The positive thing about being under court protection–if there is one–is that it stops all legal actions being taken or contemplated by creditors, prevents contracts being terminated by stakeholders, and gives a company the time it needs to get back into the good books. It also allows a debtor company to terminate or renegotiate contracts under certain conditions. For example, says Alan Farber, founder of A. Farber & Partners Inc., a Toronto-based insolvency and restructuring firm, a retail operation that has a number of leases draining its coffers could get out of the bad ones while under court protection, whereas in an informal restructuring process, the landlord could simply say no. More often than not, companies have a debt load that has to be restructured so that new capital can be pumped in. Sometimes this is as simple as giving creditors a percentage of what they're owed or swapping debt for equity and/or cash.
Typically, a trustee appointed by a major secured creditor (or group of creditors), the debtor or the court oversees the process. A trustee–who acts on behalf of all stakeholders–can be the saviour even when the horizon appears at its darkest. For example, Toronto Film Studios, one of the largest movie production firms in Canada, owes its life to Farber, who managed to keep its predecessor company afloat throughout bankruptcy protection during the mid-'90s, even though its major creditor, a bank, figured it was doomed. “It was a huge property with huge environmental problems right on the lakefront,” says Farber. “Our instruction from the bank was 'Close the property down.'”
The initial plan was to find a buyer, but nobody was biting.
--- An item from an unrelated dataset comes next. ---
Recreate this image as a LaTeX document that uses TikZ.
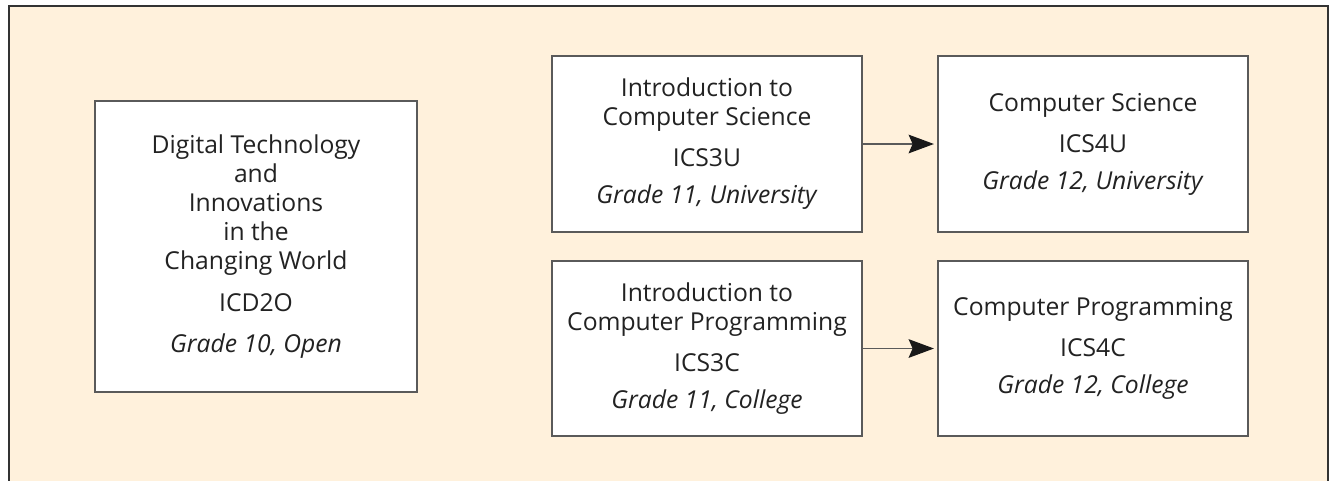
\documentclass[tikz,border=0pt]{standalone}
\usepackage{fontspec}
\setmainfont{Open Sans}
\usetikzlibrary{arrows.meta}
\definecolor{cream}{HTML}{FFF1DC}
\definecolor{framec}{HTML}{333333}
\definecolor{boxc}{HTML}{5A5A5A}
\definecolor{txt}{HTML}{222222}
\tikzset{
  course/.style={draw=boxc, line width=1.1pt, fill=white, inner sep=0pt,
    align=center, text=txt, font=\fontsize{18.5}{21.75}\selectfont},
  conn/.style={draw=boxc, line width=1pt,
    -{Stealth[length=19pt,width=14pt,inset=3pt,color=black!90]},
    shorten >=2.5pt}
}
\begin{document}
\begin{tikzpicture}[x=0.75pt,y=-0.75pt]
\useasboundingbox (0,0) rectangle (1332,480);
\clip (0,0) rectangle (1332,480);
\fill[white] (0,0) rectangle (1332,480);
\draw[framec, line width=1.6pt, fill=cream] (9,6) rectangle (1328,520);
\node[course, minimum width=241.5pt, minimum height=218.25pt] (icd) at (256,246.5)
  {Digital Technology\\and\\Innovations\\in the\\Changing World\\[9.5pt]ICD2O\\[9pt]\textit{Grade 10, Open}};
\node[course, minimum width=232.5pt, minimum height=132pt] (ics3u) at (707,144)
  {Introduction to\\Computer Science\\[9pt]ICS3U\\[6pt]\textit{Grade 11, University}};
\node[course, minimum width=232.5pt, minimum height=132pt] (ics4u) at (1093,144)
  {Computer Science\\[9pt]ICS4U\\[6pt]\textit{Grade 12, University}};
\node[course, minimum width=232.5pt, minimum height=131.25pt] (ics3c) at (707,348.5)
  {Introduction to\\Computer Programming\\[9pt]ICS3C\\[6pt]\textit{Grade 11, College}};
\node[course, minimum width=232.5pt, minimum height=131.25pt] (ics4c) at (1093,348.5)
  {Computer Programming\\[9pt]ICS4C\\[6pt]\textit{Grade 12, College}};
\draw[conn] (ics3u.east) -- (ics4u.west);
\draw[conn] (ics3c.east) -- (ics4c.west);
\end{tikzpicture}
\end{document}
Along with a considerable environmental cleanup bill, there was also a lack of co-operation from existing management, as well as building and fire code deficiencies and substantial tax arrears. Farber ran the company himself, renting out the facilities and running environmental tests–and managed to turn a seven-figure profit two years running. In fact, he ran it so well that one of the original potential purchasers returned to buy the business, pump some money into it to fix the environmental woes, and now, roughly five years later, it is on the market for several times what they sank into it.
Of course, not all businesses survive intact. The worst-case scenario is a liquidation of assets. Even then, there can be some success. Farber points to his firm's liquidation of Itemus, a once high-flying dot-com that managed to raise US$80 million in financing, buy roughly 35 companies in 18 months and then die. “By the time Itemus came to us, it was clearly a dead issue,” says Farber. “Having said that, we were able to successfully sell some of its business investments–and that actually was better than what we thought.”
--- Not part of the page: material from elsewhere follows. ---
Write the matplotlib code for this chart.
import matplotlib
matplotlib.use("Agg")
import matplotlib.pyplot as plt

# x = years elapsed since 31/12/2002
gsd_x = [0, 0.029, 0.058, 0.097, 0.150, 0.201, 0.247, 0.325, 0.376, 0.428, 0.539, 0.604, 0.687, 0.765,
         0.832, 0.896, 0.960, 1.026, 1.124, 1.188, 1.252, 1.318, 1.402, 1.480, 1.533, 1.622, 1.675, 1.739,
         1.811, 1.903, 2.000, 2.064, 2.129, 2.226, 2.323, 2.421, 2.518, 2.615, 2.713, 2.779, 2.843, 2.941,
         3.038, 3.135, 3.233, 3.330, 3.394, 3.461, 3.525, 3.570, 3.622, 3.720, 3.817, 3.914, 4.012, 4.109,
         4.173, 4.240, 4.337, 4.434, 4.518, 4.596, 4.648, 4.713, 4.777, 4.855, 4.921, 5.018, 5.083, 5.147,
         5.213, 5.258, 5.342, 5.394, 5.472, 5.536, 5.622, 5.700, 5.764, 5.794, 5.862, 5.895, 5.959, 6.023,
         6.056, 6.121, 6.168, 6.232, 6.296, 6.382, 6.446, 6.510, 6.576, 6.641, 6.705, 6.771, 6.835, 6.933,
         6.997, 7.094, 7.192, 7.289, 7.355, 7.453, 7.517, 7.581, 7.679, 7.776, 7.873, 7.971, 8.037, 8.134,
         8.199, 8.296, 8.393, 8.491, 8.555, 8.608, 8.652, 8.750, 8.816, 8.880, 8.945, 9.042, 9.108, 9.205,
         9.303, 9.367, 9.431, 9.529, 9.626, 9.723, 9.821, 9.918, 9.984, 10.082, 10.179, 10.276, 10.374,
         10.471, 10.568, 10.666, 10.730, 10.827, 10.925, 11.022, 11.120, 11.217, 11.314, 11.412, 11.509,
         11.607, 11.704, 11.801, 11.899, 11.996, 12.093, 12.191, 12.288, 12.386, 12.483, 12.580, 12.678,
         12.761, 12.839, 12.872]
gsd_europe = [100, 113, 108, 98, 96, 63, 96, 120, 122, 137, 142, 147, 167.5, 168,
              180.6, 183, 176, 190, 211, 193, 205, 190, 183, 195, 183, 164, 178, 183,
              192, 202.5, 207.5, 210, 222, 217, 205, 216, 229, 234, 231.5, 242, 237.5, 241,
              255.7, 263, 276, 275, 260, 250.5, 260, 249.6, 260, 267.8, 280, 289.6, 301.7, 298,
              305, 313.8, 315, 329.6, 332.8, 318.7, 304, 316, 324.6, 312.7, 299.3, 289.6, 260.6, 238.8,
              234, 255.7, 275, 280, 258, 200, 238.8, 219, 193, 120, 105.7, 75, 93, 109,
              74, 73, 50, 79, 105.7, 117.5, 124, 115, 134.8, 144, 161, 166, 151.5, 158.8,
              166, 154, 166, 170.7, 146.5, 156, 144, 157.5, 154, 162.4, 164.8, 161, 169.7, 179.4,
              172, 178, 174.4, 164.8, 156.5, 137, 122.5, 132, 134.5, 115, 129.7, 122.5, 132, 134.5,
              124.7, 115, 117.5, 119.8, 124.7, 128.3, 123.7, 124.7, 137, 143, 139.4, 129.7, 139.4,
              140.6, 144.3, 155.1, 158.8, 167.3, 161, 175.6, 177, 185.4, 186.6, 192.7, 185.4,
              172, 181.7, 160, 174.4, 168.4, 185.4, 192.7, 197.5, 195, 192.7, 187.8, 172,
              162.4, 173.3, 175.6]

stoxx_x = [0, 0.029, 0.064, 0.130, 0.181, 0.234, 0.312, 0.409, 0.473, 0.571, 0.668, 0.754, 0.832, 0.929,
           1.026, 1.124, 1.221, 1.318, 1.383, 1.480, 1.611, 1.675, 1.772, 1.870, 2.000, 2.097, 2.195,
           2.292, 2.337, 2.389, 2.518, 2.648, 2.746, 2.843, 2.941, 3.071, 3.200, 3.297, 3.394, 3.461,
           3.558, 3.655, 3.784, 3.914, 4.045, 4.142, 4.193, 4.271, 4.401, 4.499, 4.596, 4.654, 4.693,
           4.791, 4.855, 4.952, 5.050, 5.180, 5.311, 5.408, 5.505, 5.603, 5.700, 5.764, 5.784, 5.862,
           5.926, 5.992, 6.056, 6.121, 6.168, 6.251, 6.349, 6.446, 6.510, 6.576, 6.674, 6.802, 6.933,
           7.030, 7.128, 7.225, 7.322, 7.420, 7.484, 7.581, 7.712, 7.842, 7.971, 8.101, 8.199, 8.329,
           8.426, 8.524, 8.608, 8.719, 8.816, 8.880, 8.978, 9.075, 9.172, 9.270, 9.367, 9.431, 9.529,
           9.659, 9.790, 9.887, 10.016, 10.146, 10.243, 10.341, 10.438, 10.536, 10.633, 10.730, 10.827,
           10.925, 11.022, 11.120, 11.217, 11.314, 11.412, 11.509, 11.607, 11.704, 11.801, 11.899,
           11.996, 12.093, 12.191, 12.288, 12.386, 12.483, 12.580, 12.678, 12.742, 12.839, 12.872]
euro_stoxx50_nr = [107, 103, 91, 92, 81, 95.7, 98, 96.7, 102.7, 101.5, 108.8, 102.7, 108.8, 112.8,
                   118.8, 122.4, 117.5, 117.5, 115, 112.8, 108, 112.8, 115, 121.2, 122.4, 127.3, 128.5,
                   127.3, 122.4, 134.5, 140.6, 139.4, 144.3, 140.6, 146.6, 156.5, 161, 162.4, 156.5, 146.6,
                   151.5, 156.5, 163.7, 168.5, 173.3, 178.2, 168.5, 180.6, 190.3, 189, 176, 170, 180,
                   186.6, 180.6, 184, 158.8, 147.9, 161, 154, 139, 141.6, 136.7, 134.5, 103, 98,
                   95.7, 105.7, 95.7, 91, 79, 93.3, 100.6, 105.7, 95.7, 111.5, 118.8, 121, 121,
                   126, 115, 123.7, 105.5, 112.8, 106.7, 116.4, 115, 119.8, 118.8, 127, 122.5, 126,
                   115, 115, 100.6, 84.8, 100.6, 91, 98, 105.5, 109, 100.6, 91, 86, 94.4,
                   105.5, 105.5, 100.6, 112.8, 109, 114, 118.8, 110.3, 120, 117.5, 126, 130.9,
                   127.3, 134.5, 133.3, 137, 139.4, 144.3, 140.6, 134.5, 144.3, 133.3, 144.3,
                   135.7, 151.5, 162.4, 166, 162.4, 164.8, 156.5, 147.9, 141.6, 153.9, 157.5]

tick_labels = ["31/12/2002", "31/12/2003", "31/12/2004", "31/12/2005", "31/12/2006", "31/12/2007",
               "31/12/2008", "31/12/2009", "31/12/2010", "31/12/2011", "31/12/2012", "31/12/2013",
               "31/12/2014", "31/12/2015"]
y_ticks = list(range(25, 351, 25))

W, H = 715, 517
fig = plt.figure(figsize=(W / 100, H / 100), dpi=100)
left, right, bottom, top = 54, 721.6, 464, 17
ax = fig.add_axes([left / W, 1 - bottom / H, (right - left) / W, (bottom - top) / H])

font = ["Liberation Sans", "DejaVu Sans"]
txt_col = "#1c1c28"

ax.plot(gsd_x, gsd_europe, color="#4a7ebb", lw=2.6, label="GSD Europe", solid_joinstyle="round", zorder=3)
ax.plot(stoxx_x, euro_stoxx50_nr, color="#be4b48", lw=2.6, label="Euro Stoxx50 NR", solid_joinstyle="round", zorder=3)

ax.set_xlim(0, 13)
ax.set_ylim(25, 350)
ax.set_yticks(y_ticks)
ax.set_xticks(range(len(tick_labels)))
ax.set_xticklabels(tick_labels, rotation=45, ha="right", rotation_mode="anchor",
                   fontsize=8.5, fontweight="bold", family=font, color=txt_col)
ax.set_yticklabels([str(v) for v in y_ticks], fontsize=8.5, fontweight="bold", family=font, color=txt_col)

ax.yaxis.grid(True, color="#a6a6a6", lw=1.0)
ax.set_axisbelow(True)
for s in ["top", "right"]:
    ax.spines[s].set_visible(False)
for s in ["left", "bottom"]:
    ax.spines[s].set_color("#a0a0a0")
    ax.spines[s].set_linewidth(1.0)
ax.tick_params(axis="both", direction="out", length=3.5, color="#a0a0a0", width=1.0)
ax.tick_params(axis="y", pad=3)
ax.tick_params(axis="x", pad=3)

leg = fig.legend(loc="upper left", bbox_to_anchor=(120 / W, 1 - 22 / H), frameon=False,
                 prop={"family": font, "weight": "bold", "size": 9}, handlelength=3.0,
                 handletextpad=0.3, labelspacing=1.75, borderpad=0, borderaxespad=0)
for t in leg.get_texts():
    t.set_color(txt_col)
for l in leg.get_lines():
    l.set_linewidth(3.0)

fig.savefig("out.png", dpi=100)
None of these strategies is exactly rocket science, practitioners admit. Sure, some professionals can be more creative than others, but the real difference is how the human equation is handled. “Often, says Farber, the inclination is to “go in, take the CEO by the scruff of the collar and chuck him out of the office in front of everybody.” But that can create a counterproductive climate of fear and intimidation. “Some people think that's a great way of setting the stage,” he adds, “but we kind of think honey works far better than the stick.”